- Given data -
******************************
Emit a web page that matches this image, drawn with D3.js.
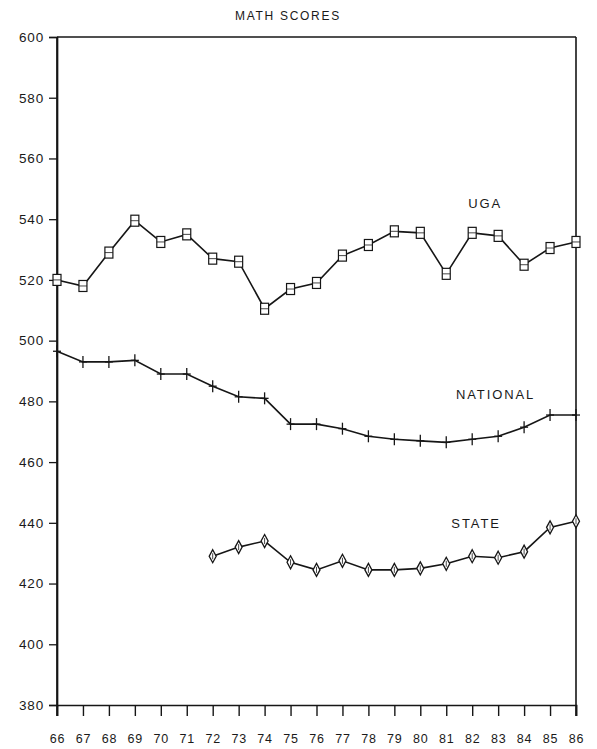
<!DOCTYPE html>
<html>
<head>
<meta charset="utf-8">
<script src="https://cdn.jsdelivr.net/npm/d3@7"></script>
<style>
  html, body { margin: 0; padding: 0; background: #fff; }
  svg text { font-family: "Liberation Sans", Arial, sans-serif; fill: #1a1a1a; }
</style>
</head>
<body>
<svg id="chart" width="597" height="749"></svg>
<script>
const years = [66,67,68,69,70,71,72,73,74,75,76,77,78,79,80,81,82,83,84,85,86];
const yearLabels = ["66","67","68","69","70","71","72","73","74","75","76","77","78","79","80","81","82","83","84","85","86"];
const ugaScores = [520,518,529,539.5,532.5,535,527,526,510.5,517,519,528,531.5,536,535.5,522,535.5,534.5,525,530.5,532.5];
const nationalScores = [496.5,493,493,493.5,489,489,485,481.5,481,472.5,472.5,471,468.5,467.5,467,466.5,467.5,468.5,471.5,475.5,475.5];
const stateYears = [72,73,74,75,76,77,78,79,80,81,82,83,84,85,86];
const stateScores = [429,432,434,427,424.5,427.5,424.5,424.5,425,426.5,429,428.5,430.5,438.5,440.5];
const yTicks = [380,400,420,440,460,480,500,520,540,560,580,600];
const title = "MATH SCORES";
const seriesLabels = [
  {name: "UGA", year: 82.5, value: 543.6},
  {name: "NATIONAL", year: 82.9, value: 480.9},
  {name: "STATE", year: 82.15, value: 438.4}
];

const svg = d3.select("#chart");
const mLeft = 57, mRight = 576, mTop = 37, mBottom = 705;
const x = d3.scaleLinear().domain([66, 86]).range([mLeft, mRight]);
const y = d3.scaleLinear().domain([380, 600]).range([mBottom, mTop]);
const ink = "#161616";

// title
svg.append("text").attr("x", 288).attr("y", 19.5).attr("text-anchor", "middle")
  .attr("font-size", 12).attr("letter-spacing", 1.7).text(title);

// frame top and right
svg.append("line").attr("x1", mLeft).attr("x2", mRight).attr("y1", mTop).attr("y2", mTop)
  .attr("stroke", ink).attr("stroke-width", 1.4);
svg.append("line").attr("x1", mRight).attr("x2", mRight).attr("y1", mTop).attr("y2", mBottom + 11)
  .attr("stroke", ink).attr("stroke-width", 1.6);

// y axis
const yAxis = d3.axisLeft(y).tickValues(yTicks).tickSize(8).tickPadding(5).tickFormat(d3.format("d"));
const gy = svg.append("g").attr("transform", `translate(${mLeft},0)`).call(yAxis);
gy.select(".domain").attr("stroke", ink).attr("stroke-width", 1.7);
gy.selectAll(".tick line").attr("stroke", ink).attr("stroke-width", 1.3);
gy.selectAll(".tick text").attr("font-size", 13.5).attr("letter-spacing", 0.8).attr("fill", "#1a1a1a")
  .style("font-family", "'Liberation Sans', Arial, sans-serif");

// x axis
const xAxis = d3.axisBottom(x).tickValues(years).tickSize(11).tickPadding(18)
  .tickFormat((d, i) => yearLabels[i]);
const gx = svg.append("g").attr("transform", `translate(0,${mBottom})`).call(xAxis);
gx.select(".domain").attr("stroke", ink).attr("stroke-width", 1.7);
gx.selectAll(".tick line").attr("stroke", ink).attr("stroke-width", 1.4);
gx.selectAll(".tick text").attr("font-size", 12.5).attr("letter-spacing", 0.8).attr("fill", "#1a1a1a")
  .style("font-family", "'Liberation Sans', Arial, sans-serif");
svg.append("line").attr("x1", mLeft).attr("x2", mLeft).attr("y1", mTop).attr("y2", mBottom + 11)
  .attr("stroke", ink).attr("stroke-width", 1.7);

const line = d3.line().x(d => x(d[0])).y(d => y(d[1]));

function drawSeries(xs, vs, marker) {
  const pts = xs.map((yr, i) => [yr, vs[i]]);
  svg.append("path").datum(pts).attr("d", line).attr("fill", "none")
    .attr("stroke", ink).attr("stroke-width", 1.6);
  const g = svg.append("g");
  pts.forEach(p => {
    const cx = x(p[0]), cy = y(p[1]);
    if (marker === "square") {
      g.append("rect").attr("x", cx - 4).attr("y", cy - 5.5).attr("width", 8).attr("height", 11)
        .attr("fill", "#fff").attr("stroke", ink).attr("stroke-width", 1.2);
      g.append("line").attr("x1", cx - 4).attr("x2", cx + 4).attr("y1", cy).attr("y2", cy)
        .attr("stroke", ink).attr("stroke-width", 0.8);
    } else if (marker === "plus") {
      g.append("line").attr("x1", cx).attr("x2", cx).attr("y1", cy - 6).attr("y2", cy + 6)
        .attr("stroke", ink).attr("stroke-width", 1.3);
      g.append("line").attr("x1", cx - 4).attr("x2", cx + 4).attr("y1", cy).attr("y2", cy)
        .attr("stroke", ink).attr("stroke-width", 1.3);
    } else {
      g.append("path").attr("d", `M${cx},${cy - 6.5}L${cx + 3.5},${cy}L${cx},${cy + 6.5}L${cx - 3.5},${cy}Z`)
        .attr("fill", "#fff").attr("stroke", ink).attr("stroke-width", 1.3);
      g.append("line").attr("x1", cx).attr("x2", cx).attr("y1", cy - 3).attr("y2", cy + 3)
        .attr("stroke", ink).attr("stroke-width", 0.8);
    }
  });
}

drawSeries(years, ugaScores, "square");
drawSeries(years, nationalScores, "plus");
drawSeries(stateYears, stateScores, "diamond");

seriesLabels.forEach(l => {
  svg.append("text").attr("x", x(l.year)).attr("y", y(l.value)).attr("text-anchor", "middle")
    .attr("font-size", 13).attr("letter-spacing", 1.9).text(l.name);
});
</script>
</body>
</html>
******************************
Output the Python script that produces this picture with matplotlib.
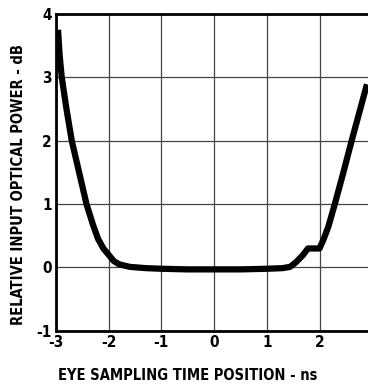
******************************
- What to work on -
Tally the lines above containing "this". Answer with the count only.

- Task output -
2